Listening to noise and vibrations in the pump can help identify air entrainment. This is sometimes incorrectly referred to as cavitation.
Contrary to conventional cavitation, which is related to inlet velocity, there is normally no harm done to the pump. It more closely resembles multiphase pumping, where the two-phase inlet stream turns into single phase as the pressure increases.
The successive pressure buildup along the rotors will collapse the air bubbles, which go back into a dissolved state as a single-phase fluid (Image 2). The graphic shows how a small return flow from the discharge pressure side is injected in the rotor profile. By “filling” the air bubbles with liquid, the forces from the implosion of the bubbles will be reduced and noise and vibrations eliminated.
A large OEM and manufacturer of rotating machinery had for a long time used vertical centrifugal pumps for lube oil service due to cost and simplicity.

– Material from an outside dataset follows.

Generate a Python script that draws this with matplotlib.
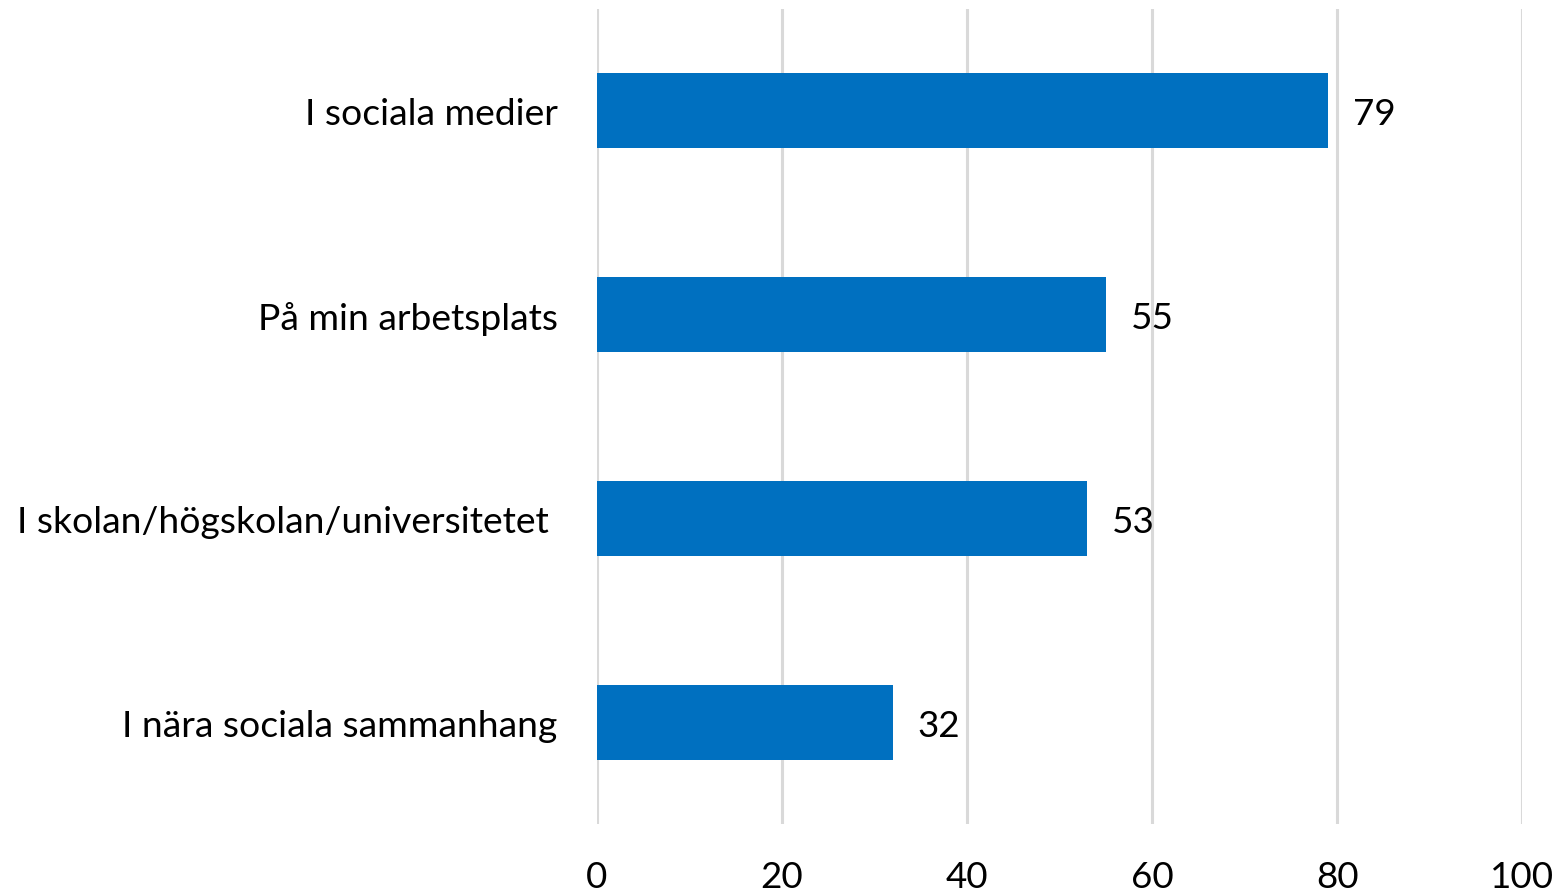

In an effort to limit oil tank size and also add more oil flow (as the machine power was uprated and more cooling was needed), the centrifugal pumps ran into difficulties with lube oil air entrainment.
Frequent trips and shutdowns caused the OEM to look at positive displacement pumps or, more precisely, three-screw pumps. However, the limitations of installation space and connections imposed on the three-screw pump made it necessary to customize the pump and also include a relief valve, which the centrifugal pump did not need.
Even with the confined space and installation arrangement it was possible to replace the two centrifugal alternate current (A/C) and direct current (D/C) driven lube oil pumps with three-screw pumps (Image 3).
The three-screw lube oil pump can be a good choice when air entrained lube oil is pumped. Attention to energy efficiency and cost-effective rotating machinery designs often means reducing the lube oil volume and using more energy efficient lubrication, which also can result in less retention time for air release.
Subsequently, the lube oil pumps must be able to handle more air without interruption and provide added flexibility to deal with more demanding lube oil systems. In many practical examples, screw pumps have shown to successfully meet such demands.